:: YOUR GOAL ::
Reproduce nothing but the lines from the start of the material through the line that includes "-0.74, -0.63, -0.44];", both ends included, and omit every picture.
--- Start ---
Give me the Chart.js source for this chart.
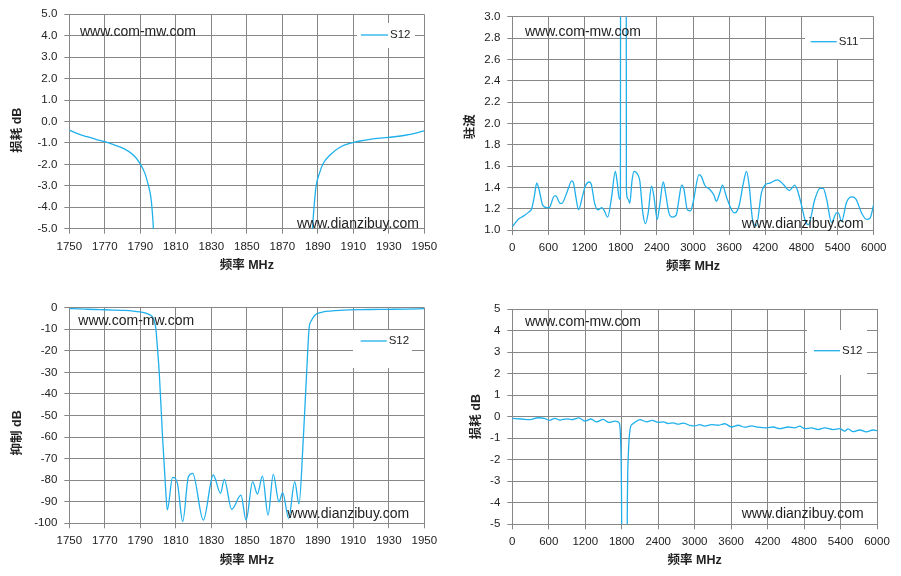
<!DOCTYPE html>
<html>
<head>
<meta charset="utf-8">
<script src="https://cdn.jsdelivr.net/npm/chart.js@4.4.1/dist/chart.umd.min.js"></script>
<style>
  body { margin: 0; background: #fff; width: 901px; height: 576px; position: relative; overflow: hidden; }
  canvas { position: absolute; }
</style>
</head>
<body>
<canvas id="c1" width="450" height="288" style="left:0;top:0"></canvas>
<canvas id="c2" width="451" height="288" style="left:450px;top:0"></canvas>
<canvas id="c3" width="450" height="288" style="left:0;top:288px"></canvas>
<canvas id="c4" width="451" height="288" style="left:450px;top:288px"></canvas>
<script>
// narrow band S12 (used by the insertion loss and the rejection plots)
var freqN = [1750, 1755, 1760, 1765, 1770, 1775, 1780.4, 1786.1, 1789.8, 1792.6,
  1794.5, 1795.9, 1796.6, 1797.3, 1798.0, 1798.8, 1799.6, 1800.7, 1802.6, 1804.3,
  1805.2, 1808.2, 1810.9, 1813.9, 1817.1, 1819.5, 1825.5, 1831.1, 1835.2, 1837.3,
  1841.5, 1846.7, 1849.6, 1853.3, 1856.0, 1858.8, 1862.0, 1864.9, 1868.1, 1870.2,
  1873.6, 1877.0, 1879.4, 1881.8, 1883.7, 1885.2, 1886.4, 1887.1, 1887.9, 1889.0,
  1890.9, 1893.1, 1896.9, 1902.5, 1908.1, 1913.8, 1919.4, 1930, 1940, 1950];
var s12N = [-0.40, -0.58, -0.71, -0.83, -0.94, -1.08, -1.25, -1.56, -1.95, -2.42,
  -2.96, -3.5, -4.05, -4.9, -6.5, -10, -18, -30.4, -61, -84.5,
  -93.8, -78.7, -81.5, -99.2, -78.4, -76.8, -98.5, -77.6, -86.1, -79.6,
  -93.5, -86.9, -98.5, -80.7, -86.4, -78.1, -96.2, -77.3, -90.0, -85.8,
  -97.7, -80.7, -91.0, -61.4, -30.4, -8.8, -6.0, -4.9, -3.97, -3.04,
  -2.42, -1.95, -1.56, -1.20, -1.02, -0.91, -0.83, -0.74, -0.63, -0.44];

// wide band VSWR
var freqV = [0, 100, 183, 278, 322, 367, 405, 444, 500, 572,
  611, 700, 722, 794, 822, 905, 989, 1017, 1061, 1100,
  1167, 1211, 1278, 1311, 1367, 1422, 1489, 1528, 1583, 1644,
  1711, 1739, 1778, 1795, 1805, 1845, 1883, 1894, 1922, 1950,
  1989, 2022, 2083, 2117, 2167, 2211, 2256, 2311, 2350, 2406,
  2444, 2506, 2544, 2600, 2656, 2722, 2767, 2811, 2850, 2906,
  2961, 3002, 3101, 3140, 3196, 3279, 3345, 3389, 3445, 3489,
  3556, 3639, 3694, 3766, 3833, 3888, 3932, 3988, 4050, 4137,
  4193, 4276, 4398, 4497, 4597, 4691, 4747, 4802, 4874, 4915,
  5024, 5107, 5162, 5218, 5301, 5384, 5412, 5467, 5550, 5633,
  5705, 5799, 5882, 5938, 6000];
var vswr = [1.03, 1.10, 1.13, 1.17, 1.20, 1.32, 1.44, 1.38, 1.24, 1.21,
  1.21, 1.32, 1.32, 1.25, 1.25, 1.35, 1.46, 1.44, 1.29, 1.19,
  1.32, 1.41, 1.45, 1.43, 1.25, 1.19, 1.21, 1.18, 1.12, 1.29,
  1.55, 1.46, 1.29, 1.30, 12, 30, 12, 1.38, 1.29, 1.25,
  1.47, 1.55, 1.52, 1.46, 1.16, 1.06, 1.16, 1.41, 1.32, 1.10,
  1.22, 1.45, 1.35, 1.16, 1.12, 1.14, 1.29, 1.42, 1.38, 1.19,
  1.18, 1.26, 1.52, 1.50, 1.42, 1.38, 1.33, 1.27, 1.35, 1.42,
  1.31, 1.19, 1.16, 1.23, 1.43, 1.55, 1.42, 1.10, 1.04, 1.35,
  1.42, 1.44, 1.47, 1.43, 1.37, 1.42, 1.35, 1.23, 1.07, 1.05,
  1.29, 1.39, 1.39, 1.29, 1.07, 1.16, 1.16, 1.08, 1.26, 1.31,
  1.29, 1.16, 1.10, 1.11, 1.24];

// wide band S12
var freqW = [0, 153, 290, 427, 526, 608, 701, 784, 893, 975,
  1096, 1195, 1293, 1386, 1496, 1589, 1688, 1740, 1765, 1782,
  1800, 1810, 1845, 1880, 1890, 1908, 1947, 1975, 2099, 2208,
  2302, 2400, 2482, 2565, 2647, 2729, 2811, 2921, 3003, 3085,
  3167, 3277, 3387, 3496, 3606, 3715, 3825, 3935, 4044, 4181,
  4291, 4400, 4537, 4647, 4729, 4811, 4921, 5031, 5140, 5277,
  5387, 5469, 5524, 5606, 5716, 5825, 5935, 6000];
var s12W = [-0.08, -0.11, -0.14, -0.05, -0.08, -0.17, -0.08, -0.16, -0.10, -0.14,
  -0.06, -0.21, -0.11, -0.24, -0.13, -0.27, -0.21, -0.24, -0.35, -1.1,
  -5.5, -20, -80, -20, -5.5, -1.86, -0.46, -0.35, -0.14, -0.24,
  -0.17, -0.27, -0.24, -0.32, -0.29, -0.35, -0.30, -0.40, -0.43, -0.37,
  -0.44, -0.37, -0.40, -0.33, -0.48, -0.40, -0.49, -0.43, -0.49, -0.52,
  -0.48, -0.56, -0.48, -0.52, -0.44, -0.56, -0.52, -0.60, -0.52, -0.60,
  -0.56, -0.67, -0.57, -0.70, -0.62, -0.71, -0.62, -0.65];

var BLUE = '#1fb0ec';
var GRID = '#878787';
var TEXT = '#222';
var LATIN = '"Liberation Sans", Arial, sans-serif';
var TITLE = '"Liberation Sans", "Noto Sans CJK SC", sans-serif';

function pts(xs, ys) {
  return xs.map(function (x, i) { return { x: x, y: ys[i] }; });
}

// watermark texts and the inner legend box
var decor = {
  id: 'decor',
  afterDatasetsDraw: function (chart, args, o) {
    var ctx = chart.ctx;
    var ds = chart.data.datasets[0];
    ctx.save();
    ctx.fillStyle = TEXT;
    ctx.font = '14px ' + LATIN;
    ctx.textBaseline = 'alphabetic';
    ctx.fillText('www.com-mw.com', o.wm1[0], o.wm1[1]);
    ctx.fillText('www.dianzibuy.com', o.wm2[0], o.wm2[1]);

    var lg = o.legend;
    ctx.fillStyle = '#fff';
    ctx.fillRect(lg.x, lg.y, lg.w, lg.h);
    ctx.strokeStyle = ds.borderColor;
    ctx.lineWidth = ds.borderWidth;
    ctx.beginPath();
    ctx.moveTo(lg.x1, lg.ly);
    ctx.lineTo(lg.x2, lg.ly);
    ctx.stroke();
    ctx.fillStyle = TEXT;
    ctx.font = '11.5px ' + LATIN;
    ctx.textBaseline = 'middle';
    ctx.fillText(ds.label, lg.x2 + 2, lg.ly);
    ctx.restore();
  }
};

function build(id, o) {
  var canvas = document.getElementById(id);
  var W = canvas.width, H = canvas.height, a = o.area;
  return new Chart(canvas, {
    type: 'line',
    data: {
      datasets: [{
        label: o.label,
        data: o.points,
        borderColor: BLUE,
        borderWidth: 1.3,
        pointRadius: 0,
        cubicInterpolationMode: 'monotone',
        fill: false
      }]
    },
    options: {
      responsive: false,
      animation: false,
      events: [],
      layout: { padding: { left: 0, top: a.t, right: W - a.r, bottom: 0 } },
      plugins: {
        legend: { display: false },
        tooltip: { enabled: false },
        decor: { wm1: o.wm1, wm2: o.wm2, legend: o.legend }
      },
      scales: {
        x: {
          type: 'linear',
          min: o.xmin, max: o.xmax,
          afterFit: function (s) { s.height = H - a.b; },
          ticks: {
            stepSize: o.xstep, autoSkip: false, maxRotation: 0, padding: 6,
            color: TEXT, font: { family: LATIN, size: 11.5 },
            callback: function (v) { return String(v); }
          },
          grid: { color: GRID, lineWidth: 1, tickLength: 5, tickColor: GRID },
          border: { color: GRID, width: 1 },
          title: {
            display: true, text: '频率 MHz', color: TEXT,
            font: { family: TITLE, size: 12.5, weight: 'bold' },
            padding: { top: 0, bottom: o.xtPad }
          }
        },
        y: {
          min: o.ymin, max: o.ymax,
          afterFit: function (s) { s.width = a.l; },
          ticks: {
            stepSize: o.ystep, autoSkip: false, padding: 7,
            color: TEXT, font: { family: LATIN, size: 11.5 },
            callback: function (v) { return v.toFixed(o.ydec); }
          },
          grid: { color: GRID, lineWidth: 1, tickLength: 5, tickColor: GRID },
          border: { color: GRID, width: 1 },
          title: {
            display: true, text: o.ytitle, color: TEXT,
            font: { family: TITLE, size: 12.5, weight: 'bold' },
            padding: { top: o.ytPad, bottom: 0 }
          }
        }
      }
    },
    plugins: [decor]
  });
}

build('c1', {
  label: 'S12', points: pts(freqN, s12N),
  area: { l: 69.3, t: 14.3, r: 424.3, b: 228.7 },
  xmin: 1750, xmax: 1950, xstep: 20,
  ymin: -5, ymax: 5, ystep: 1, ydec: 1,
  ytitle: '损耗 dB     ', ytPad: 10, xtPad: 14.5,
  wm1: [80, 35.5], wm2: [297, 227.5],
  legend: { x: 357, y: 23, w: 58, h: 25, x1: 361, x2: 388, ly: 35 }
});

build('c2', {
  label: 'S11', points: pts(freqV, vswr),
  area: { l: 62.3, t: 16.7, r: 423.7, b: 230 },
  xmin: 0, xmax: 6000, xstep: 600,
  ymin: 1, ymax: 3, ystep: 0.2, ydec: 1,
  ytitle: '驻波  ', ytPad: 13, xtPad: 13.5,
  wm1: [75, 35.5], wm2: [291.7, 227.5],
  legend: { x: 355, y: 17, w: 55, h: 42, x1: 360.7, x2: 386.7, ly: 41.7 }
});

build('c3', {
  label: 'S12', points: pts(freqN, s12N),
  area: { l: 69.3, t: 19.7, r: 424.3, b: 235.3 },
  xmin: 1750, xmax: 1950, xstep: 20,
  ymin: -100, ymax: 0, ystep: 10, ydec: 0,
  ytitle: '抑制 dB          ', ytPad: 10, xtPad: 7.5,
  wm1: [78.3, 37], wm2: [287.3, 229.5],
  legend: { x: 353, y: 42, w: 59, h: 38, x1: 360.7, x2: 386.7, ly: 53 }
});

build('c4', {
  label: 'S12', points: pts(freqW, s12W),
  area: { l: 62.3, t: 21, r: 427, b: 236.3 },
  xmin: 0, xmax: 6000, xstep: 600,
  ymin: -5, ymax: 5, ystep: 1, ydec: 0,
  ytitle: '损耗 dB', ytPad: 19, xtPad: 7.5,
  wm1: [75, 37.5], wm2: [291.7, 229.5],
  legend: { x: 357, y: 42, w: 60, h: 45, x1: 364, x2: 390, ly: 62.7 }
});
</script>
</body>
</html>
--- End ---
:: SOLUTION FOR THIS EXERCISE ::
Give me the Chart.js source for this chart.
<!DOCTYPE html>
<html>
<head>
<meta charset="utf-8">
<script src="https://cdn.jsdelivr.net/npm/chart.js@4.4.1/dist/chart.umd.min.js"></script>
<style>
  body { margin: 0; background: #fff; width: 901px; height: 576px; position: relative; overflow: hidden; }
  canvas { position: absolute; }
</style>
</head>
<body>
<canvas id="c1" width="450" height="288" style="left:0;top:0"></canvas>
<canvas id="c2" width="451" height="288" style="left:450px;top:0"></canvas>
<canvas id="c3" width="450" height="288" style="left:0;top:288px"></canvas>
<canvas id="c4" width="451" height="288" style="left:450px;top:288px"></canvas>
<script>
// narrow band S12 (used by the insertion loss and the rejection plots)
var freqN = [1750, 1755, 1760, 1765, 1770, 1775, 1780.4, 1786.1, 1789.8, 1792.6,
  1794.5, 1795.9, 1796.6, 1797.3, 1798.0, 1798.8, 1799.6, 1800.7, 1802.6, 1804.3,
  1805.2, 1808.2, 1810.9, 1813.9, 1817.1, 1819.5, 1825.5, 1831.1, 1835.2, 1837.3,
  1841.5, 1846.7, 1849.6, 1853.3, 1856.0, 1858.8, 1862.0, 1864.9, 1868.1, 1870.2,
  1873.6, 1877.0, 1879.4, 1881.8, 1883.7, 1885.2, 1886.4, 1887.1, 1887.9, 1889.0,
  1890.9, 1893.1, 1896.9, 1902.5, 1908.1, 1913.8, 1919.4, 1930, 1940, 1950];
var s12N = [-0.40, -0.58, -0.71, -0.83, -0.94, -1.08, -1.25, -1.56, -1.95, -2.42,
  -2.96, -3.5, -4.05, -4.9, -6.5, -10, -18, -30.4, -61, -84.5,
  -93.8, -78.7, -81.5, -99.2, -78.4, -76.8, -98.5, -77.6, -86.1, -79.6,
  -93.5, -86.9, -98.5, -80.7, -86.4, -78.1, -96.2, -77.3, -90.0, -85.8,
  -97.7, -80.7, -91.0, -61.4, -30.4, -8.8, -6.0, -4.9, -3.97, -3.04,
  -2.42, -1.95, -1.56, -1.20, -1.02, -0.91, -0.83, -0.74, -0.63, -0.44];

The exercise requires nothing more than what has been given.